Andréa Mente (*)
Com a criação da ANS (Agência Nacional de Saúde Suplementar) e a regulamentação do setor privado de saúde pela Lei 9656/98, as operadoras foram obrigadas a oferecer aos seus usuários coberturas mínimas de atendimento e passaram a especificar seus produtos atuarialmente.
Isso trouxe benefícios àqueles que já estavam seriamente preparados para o mercado, fazendo projeções de longo prazo e armazenando dados estatísticos para fins gerenciais e criou uma tendência de exclusão de mercado, a médio prazo, para as operadoras menos preparadas, de capacidade limitada na prestação de serviços de assistência médica.
Os planos de saúde criados após a Lei 9656/98 já devem conter em seus contratos as exigências mínimas determinadas pela Lei e os planos anteriores não podem mais ser comercializados, sendo considerados planos em extinção. A ANS tem divulgado, anualmente, os índices máximos de reajuste que podem ser aplicados aos planos novos (criados após a Lei 9656/98), baseados nas variações inflacionárias do período. Uma prática sem grandes contestações, já que esses planos, na formação inicial de preços, tiveram consistentes bases atuariais de cálculos. A polêmica fica reservada para os planos antigos. A indicação de um reajuste padrão, apurado pela ANS nas mesmas bases, além de não ser coerente frente às características de envelhecimento constante (melhor explicada abaixo), foi considerada inaplicável em recente decisão provisória da maior esfera do Judiciário. Com isso, as operadoras de planos de saúde aplicaram índices diferenciados de reajustes, apurados segundo letras contratuais ou por decisões próprias vinculadas às variações respectivas de custos.
No entanto, conforme amplamente divulgado pela imprensa, algumas dessas operadoras aplicaram reajustes que foram considerados abusivos pelos órgãos de defesa do consumidor, trazendo a polêmica aos olhos da sociedade: como reajustar planos antigos?
Ora, devemos analisar alguns pontos cruciais para responder essa pergunta. Primeiro, como já foi dito, os planos anteriores à Lei 9656/98 não podem mais ser comercializados, ou seja, não existe a renovação da massa de usuários. Em um plano ativo, a movimentação de entradas e saídas de usuários, quando equilibrada, é responsável pela estabilidade entre jovens e idosos, extremamente importante porque os índices de utilização de serviços por pessoas com idade mais elevada é superior ao índice de utilização dos jovens.

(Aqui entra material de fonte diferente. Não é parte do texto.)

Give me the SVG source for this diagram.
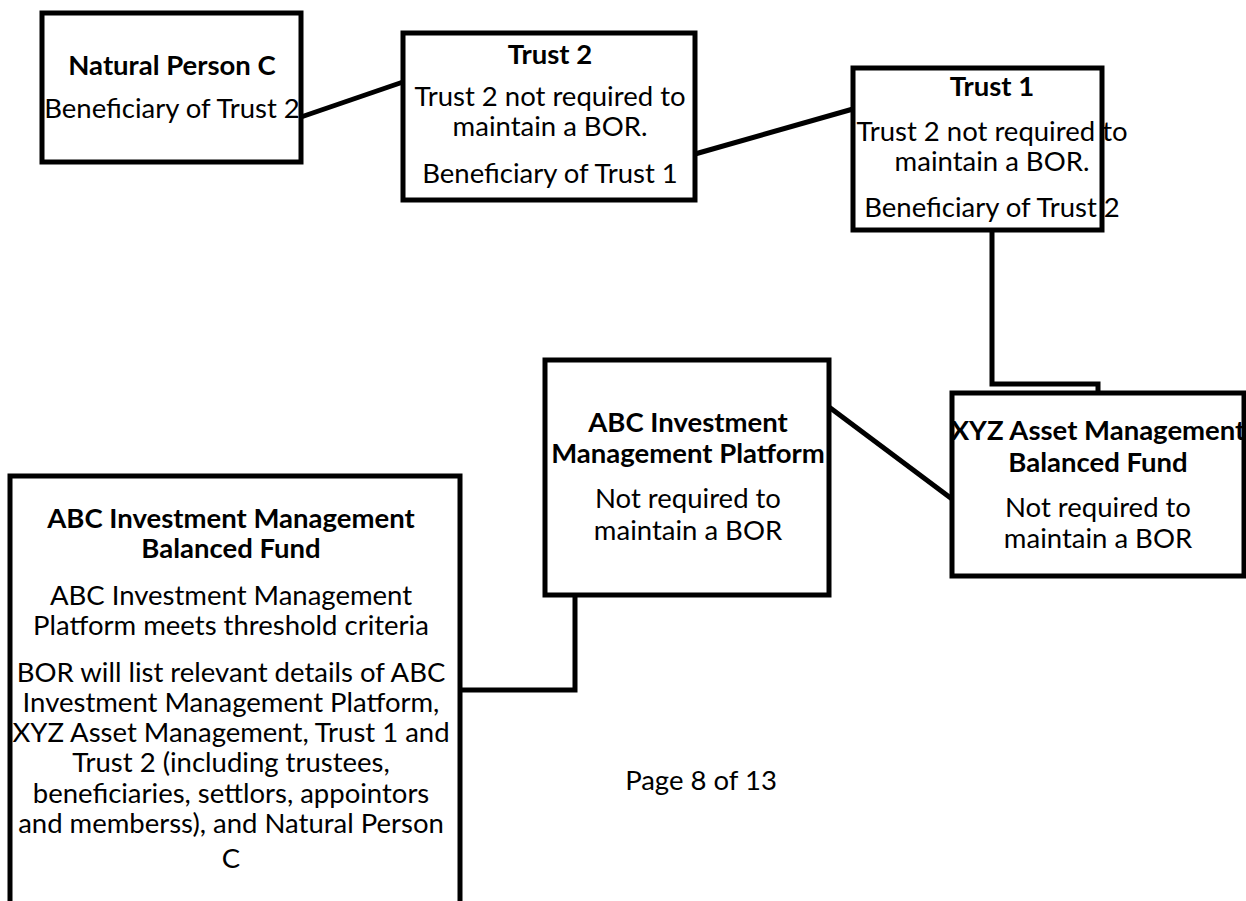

Fica fácil perceber, então, que estes planos anteriores à Lei constituem uma verdadeira bomba relógio para as operadoras, para a ANS e, enfim, para os próprios usuários, já que, sem novos entrandos, são planos sob envelhecimento acelerado e constante, com índices de utilização cada vez maiores.
Com uma concentração cada vez maior de usuários idosos, o plano passa a encarecer, ano após ano. Daí a necessidade de reajustes não baseados na economia ou no setor em geral, e sim baseados na característica de cada plano.
Originalmente, a Lei nº 9656/98 previa a extinção forçada dos planos antigos, com migração obrigatória dos usuários para os planos regulamentados, o que eliminaria a polêmica em curto prazo. Mas os fundamentos legais afastaram essa possibilidade. Tentou, a ANS, forçar o mecanismo da adaptação contratual e da migração espontânea, com os mesmos objetivos, mas o êxito dessas ações não tem sido suficiente. Embora, ao longo destes cinco anos, desde sua criação, a ANS não tenha sido permeável à idéia de analisar e definir reajustes caso a caso, parece que essa prática, agora, tende a consolidar-se. Mas a polêmica persistirá, pois os reajustes, mesmo sendo definidos a cada caso e pelo órgão fiscalizador, jamais estarão ao gosto de todas as partes envolvidas. Mas o importante será definir as bases e formas de suas apurações, sob consenso técnico, de modo a tornar transparente o processo ao longo do tempo e assim permitir, a cada usuário, a melhor decisão quanto a permanecer amarrado à bomba relógio ou transferir-se para outro plano.
(*) É formada em Ciências Atuariais pela PUC-SP, com especialização na Universidade Castilla La Mancha (Espanha), e é sócia da Assistants, empresa de consultoria com especialização nas áreas de saúde suplementar e de previdência complementar.